Из-за ограды, напоминающей кладбищенскую, на гуляющих вместе со мной смотрела, не сводя темных глаз, большая рыжая собака, похожая на сеттера. Было видно, что эти люди ей нравятся. Она никогда на них не лаяла. И откуда она взялась? Наверно, кормилась при кухне или искала хозяина.

Мои снимки, особенно с туманами, произвели на психолога большое впечатление, она даже назвала их сильными. Андрей Андреевич, терапевт, лечивший меня от бронхита, вечерами, когда дежурил, приходил ко мне пить чай. Он рассказывал о Коломягах, деревне в черте города, где есть дубовая роща и старый барский особняк, будто там бывал Виктор Гюго. Смеялся, что я, ленинградка, не знаю такого живописного места, много говорил о своей жене, которая от него ушла. Из его рассказов выходило, что он сам виноват.

Я думала о маме, когда она придет или напишет. Ее умение обижаться на жизнь огорчало, как никогда. Однажды Андрей Андреевич принес отпечатанные на машинке стихи К. Р. Прочитал вслух понравившееся ему стихотворение:

Озеро светлое, озеро чистое,
Гладь, тишина и покой!
Солнце горячее, солнце лучистое
Над голубою волной!
О, если б сердце тревожное, бурное
Так же могло быть светло,
Как это озеро в утро лазурное,
Только что солнце взошло!


С мамой мы больше не увиделись, она умерла от инфаркта в машине скорой помощи. Даша, библиотекарь с ямочками на щеках, родила от Виталика, моего мужа, близняшек и давно забросила фотографию. Это она рассказала ему, как опасно увлекаться историей Романовых, и помогла организовать мое лечение.

Нора — так я назвала рыжую собаку, с которой мы живем в маминой комнате на Малой Подьяческой, — удивительное существо, иногда мне кажется, что она читает мысли: стоит подумать, что давно не было Андрея Андреевича, как она бежит к двери, и тут же раздается звонок. Она смотрит на нас с восхищением, а когда мы садимся за стол пить чай, ложится под стол и засыпает.

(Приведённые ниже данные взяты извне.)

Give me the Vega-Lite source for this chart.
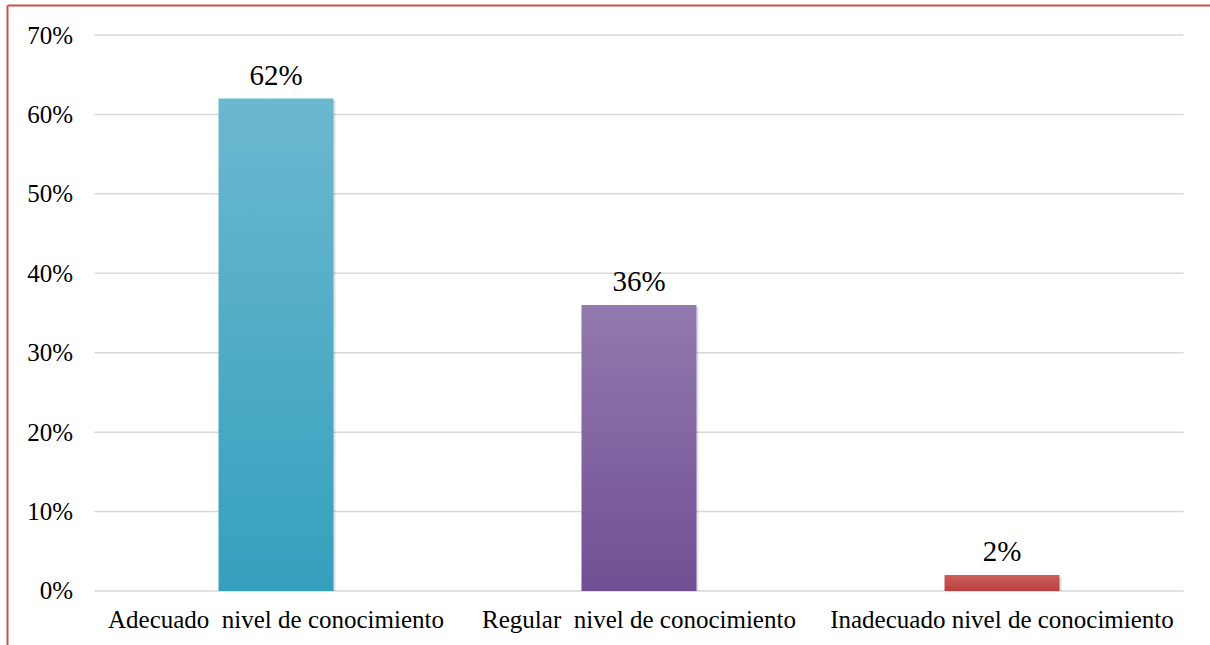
{
  "$schema": "https://vega.github.io/schema/vega-lite/v6.json",
  "width": 1203,
  "height": 640,
  "autosize": {"type": "none"},
  "padding": {"left": 7, "top": 5, "right": 0, "bottom": 0},
  "background": "white",
  "config": {
    "view": {"stroke": null},
    "font": "Liberation Serif",
    "axis": {"labelFont": "Liberation Serif", "titleFont": "Liberation Serif"}
  },
  "datasets": {
    "niveles": [
      {"nivel": "Adecuado\u00a0 nivel de conocimiento", "porcentaje": 0.62},
      {"nivel": "Regular\u00a0 nivel de conocimiento", "porcentaje": 0.36},
      {"nivel": "Inadecuado nivel de conocimiento", "porcentaje": 0.02}
    ],
    "marcas": [
      {"valor": 0}, {"valor": 0.1}, {"valor": 0.2}, {"valor": 0.3},
      {"valor": 0.4}, {"valor": 0.5}, {"valor": 0.6}, {"valor": 0.7}
    ]
  },
  "data": {"name": "niveles"},
  "layer": [
    {
      "data": {"name": "marcas"},
      "mark": {"type": "rule", "color": "#d9d9d9", "strokeWidth": 1.5},
      "encoding": {
        "x": {
          "datum": "Adecuado\u00a0 nivel de conocimiento",
          "type": "nominal",
          "bandPosition": 0,
          "scale": {
            "domain": ["Adecuado\u00a0 nivel de conocimiento", "Regular\u00a0 nivel de conocimiento", "Inadecuado nivel de conocimiento"],
            "paddingInner": 0, "paddingOuter": 0.157, "align": 0.7675
          },
          "axis": null
        },
        "x2": {"datum": "Inadecuado nivel de conocimiento", "bandPosition": 1},
        "y": {
          "field": "valor", "type": "quantitative",
          "scale": {"domain": [-0.068, 0.7378], "nice": false, "zero": false},
          "axis": null
        }
      }
    },
    {
      "mark": {"type": "bar", "width": 115, "color": "#000000", "opacity": 0.12, "xOffset": 2, "yOffset": 2},
      "encoding": {
        "x": {
          "field": "nivel", "type": "nominal", "sort": null,
          "axis": {"orient": "top", "domain": true, "domainColor": "#c9524f", "domainWidth": 2, "labels": false, "ticks": false, "grid": false, "title": null}
        },
        "y": {
          "field": "porcentaje", "type": "quantitative",
          "axis": {"orient": "left", "domain": true, "domainColor": "#c9524f", "domainWidth": 2, "labels": false, "ticks": false, "grid": false, "title": null}
        },
        "y2": {"datum": 0}
      }
    },
    {
      "transform": [{"filter": "datum.porcentaje > 0.5"}],
      "mark": {
        "type": "bar", "width": 115,
        "color": {"gradient": "linear", "x1": 0, "y1": 0, "x2": 0, "y2": 1,
          "stops": [{"offset": 0, "color": "#6bb8cf"}, {"offset": 1, "color": "#35a0be"}]}
      },
      "encoding": {
        "x": {
          "field": "nivel", "type": "nominal", "sort": null,
          "axis": {"orient": "bottom", "offset": -54, "domain": false, "ticks": false, "grid": false, "labelPadding": 16, "labelFontSize": 25, "labelColor": "#000000", "labelAngle": 0, "labelLimit": 0, "title": null}
        },
        "y": {
          "field": "porcentaje", "type": "quantitative",
          "axis": {"orient": "left", "offset": -87.5, "values": [0, 0.1, 0.2, 0.3, 0.4, 0.5, 0.6, 0.7], "format": ".0%", "domain": false, "ticks": false, "grid": false, "labelPadding": 22, "labelFontSize": 25, "labelColor": "#000000", "title": null}
        },
        "y2": {"datum": 0}
      }
    },
    {
      "transform": [{"filter": "datum.porcentaje > 0.1 && datum.porcentaje < 0.5"}],
      "mark": {
        "type": "bar", "width": 115,
        "color": {"gradient": "linear", "x1": 0, "y1": 0, "x2": 0, "y2": 1,
          "stops": [{"offset": 0, "color": "#9279ae"}, {"offset": 1, "color": "#724f94"}]}
      },
      "encoding": {
        "x": {"field": "nivel", "type": "nominal", "sort": null, "axis": null},
        "y": {"field": "porcentaje", "type": "quantitative", "axis": null},
        "y2": {"datum": 0}
      }
    },
    {
      "transform": [{"filter": "datum.porcentaje < 0.1"}],
      "mark": {
        "type": "bar", "width": 115,
        "color": {"gradient": "linear", "x1": 0, "y1": 0, "x2": 0, "y2": 1,
          "stops": [{"offset": 0, "color": "#cb5f5d"}, {"offset": 1, "color": "#b93f3f"}]}
      },
      "encoding": {
        "x": {"field": "nivel", "type": "nominal", "sort": null, "axis": null},
        "y": {"field": "porcentaje", "type": "quantitative", "axis": null},
        "y2": {"datum": 0}
      }
    },
    {
      "mark": {"type": "text", "fontSize": 29, "dy": -14, "baseline": "alphabetic", "align": "center", "color": "#000000", "font": "Liberation Serif"},
      "encoding": {
        "x": {"field": "nivel", "type": "nominal", "sort": null, "axis": null},
        "y": {"field": "porcentaje", "type": "quantitative", "axis": null},
        "text": {"field": "porcentaje", "type": "quantitative", "format": ".0%"}
      }
    }
  ],
  "resolve": {"axis": {"x": "independent", "y": "independent"}}
}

Недавно Андрей Андреевич рассказал об Олесе: она научилась вышивать, и к инвалидной пенсии ее вышивки, с диковинными птицами и волнами ночных гор, — на чехлы для подушек — приносят существенную прибавку. О них даже спрашивают в цветочном магазине, где взялись их продавать: почему давно не было волшебных птиц?